2. The testimony of the Scriptures that God did thus manifest himself as suffering and making self-denials for the spiritual good of men.
‘God was in Christ,’ says the apostle, ‘reconciling the world to himself;’ that is, God was in Christ doing those things that would restore to himself the obedience and affection of everyone that believed. Christ represents himself as a ransom for the soul, as laying down his life for sinners. He is represented as descending from a state of the highest felicity; taking upon him the nature of man, and humbling himself even to the death of the cross, a death of the most excruciating torture; and thus bearing the sins of men in his own body on the tree, that through his death God ‘might be just, and the justifier of him which believeth in Jesus.’
It was thus, by a self-denial surpassing description, by a life of labour for human good, accomplished by constant personal sacrifices, and tending at every step towards the centre of the vortex, he went on until, finally, life closed to a crisis, by the passion in the garden, the rebuke, and the buffeting, and the cruel mockery of the Jews and the Romans: and then, bearing his cross, faint with former agony of spirit, and his flesh quivering with recent scourging, he goes to Calvary, where the agonised Sufferer for human sin cried, ‘It is finished;’ and gave up the ghost.

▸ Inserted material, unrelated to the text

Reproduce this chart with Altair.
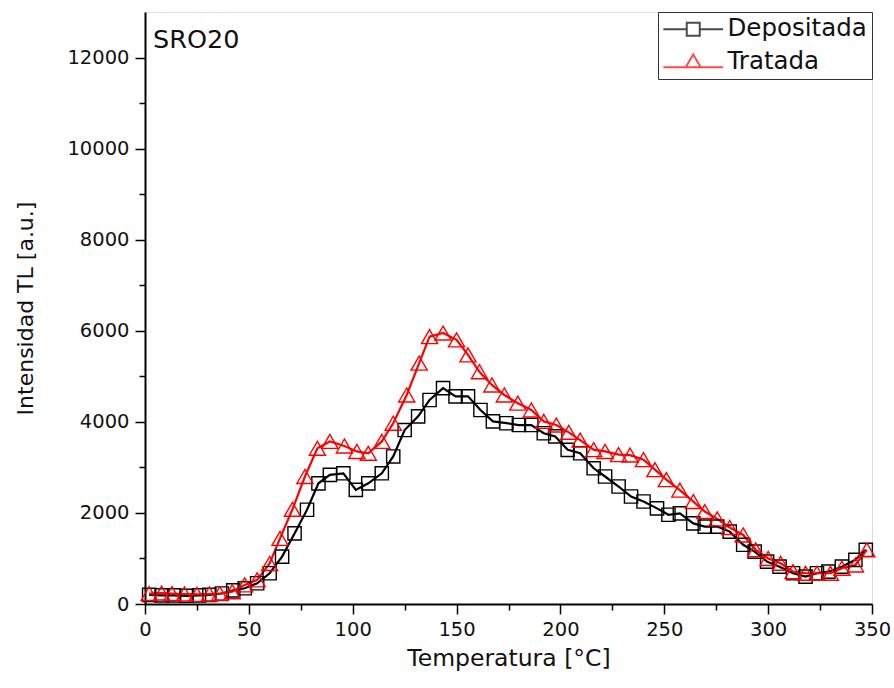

Such is the testimony of the Scriptures; and it may be affirmed, without hesitancy, that it would be impossible for the human soul to exercise full faith in the testimony that it was a guilty and needy creature, condemned by the holy law of a holy God; and that from this condition of spiritual guilt and danger, Jesus Christ suffered and died to accomplish its ransom—we say a human being could not exercise full faith in these truths and not love the Saviour.